At the hearing, the judge said that the single most powerful argument in favour of a closed hearing was the ‘intelligence’ pointing to the men being members of LeT. Strangely, in his judgment, he determined that the very fact that we claim to know how MI6 came to make a colossal mistake is a reason to allow them a secret hearing: ‘It is apparent from this example and other observations made in Mr Stafford Smith’s witness statement that Mr Ali maintains that his arrest was based on false intelligence and involved a mistake as to his identity. This, in my view, makes it all the more relevant and necessary for the court to consider sensitive material which bears directly on this issue in order properly to try the case.’

So this is where Amanatullah stands: he is an indigent Pakistani trader, who was seized by the British, who never was a member of LeT, who has offered to prove this in open court beyond any reasonable doubt, who was rendered and tortured, and who has been smeared for 13 years… and the British government is going to be allowed to smear him some more in secret, without ever telling him why they made such a dreadful error – let alone apologising. The authorities could not get away with that in Mississippi and they could not do it in Guantanámo Bay.

It is hard to see what the justification would be for keeping false intelligence secret under any circumstances, but when this has been used to mislead ministers, who misled parliament, who misled the public for 13 years, the argument becomes untenable. The public interest in disclosure becomes overwhelming.

In this respect Amanatullah’s is, one hopes, a unique case. But the second problem is systemic. British courts seem to have been coming to a comfortable accommodation with the idea of secret hearings. This is the true danger of the post-9/11, post-truth world: where the government wants secrecy, how can we achieve justice?

I approached Yunus’s ‘special advocate’ during a lull in the hearing and asked whether it was appropriate for me to fill him in on some of the facts. He politely declined. He is not even allowed to speak to his own client. Thus he was about to go into a secret hearing with the judge, the government and (who knows?) perhaps a few spooks, yet he could not be provided with key evidence to strengthen his client’s case.

In granting the government’s request for a CMP, the judge accepted that ‘a closed material procedure involves a serious derogation from the fundamental principles of open justice and natural justice’. It does indeed. It makes Guantanámo Bay look positively principled.

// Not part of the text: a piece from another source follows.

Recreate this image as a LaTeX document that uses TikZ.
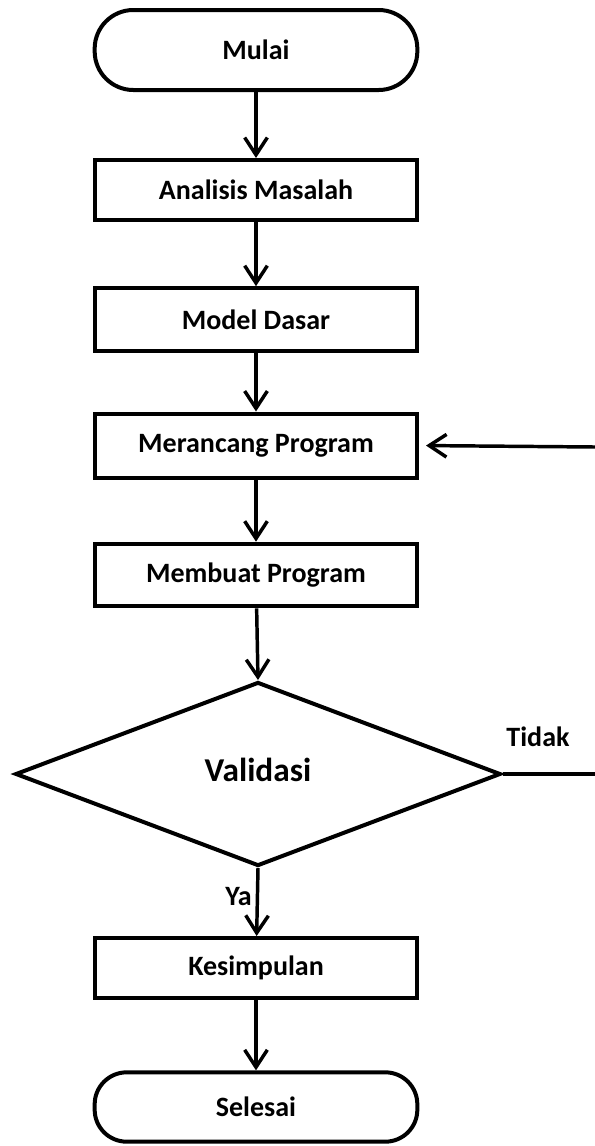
\documentclass[tikz,border=0pt]{standalone}
\usepackage{fontspec}
\setmainfont{Carlito}
\usepackage{tikz}
\usetikzlibrary{arrows.meta,shapes.geometric}
\newcommand{\flfont}{\fontsize{21}{24}\selectfont\bfseries}
\tikzset{
  term/.style={draw, line width=3pt, rounded corners=29pt, minimum width=242pt,
              minimum height=60pt, font=\flfont, align=center},
  box/.style={draw, line width=3pt, minimum width=242pt, minimum height=47pt,
              font=\flfont, align=center},
  decide/.style={draw, line width=3pt, diamond, aspect=2.64, inner sep=0pt,
              minimum width=364pt, minimum height=138pt,
              font=\fontsize{25}{28}\selectfont\bfseries},
  flow/.style={-{Straight Barb[length=13pt, width=17pt]}, line width=2.6pt},
  lbl/.style={font=\flfont, inner sep=0pt},
}

\begin{document}
\begin{tikzpicture}[x=0.75pt, y=-0.75pt]
        \useasboundingbox (0,0) rectangle (595,1146);
        \node[term] (mulai) at (256,50) {Mulai};
        \node[box, minimum height=45pt] (analisis) at (256,190) {Analisis Masalah};
        \node[box] (model) at (256,319.5) {Model Dasar};
        \node[box, minimum height=48pt] (merancang) at (256,445.5) {Merancang Program};
        \node[box] (membuat) at (256,575) {Membuat Program};
        \node[decide] (validasi) at (258,774) {\raisebox{7pt}{Validasi}};
        \node[box, minimum height=45pt] (kesimpulan) at (256,968) {Kesimpulan};
        \node[term, minimum height=52pt, rounded corners=24pt] (selesai) at (256,1107) {Selesai};
        \coordinate (kanan1) at (595,447);
        \coordinate (kanan2) at (595,774);
        \draw[flow] (mulai) -- (analisis);
        \draw[flow] (analisis) -- (model);
        \draw[flow] (model) -- (merancang);
        \draw[flow] (merancang) -- (membuat);
        \draw[flow] (membuat) -- (validasi.north);
        \draw[flow] (validasi.south) -- (kesimpulan);
        \draw[flow] (kesimpulan) -- (selesai);
        \draw[line width=2.6pt] (validasi.east) -- (kanan2);
        \draw[flow, shorten >=5pt] (kanan1) -- (merancang.east);
        \node[lbl] (tidak) at (538,737) {Tidak};
        \node[lbl, anchor=east] (ya) at (252,897) {Ya};
\end{tikzpicture}
\end{document}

When I go to Guantanámo I can see the secret evidence, but my client cannot – even though he is the one on trial. In this respect, Britain and the US are on a par. In other respects Guantanámo is a marked improvement on the British model. I can speak to my client and I am trusted not to reveal that which is deemed secret. I can ask him anything I want. He can tell me anything he likes and I can submit it to independent censors who – for the most part – will shuffle it into the daylight.

To be sure, there is too much secrecy in the US system. I have seen thousands of classified documents in the past 13 years that should be revealed to the public. The only ‘threat’ to ‘national security’ would be incredulity on behalf of the reader that the intelligence services could be so naive. But for all the criticism I have levelled over the years, I would choose the US system over what I saw in courtroom 72.

That is a sorry indictment, but human rights exist to present truth to power, and currently the British government is trying to cover up the MI6 cover-up in a secret court. If we do not recognise the problem, we are unlikely to find a solution.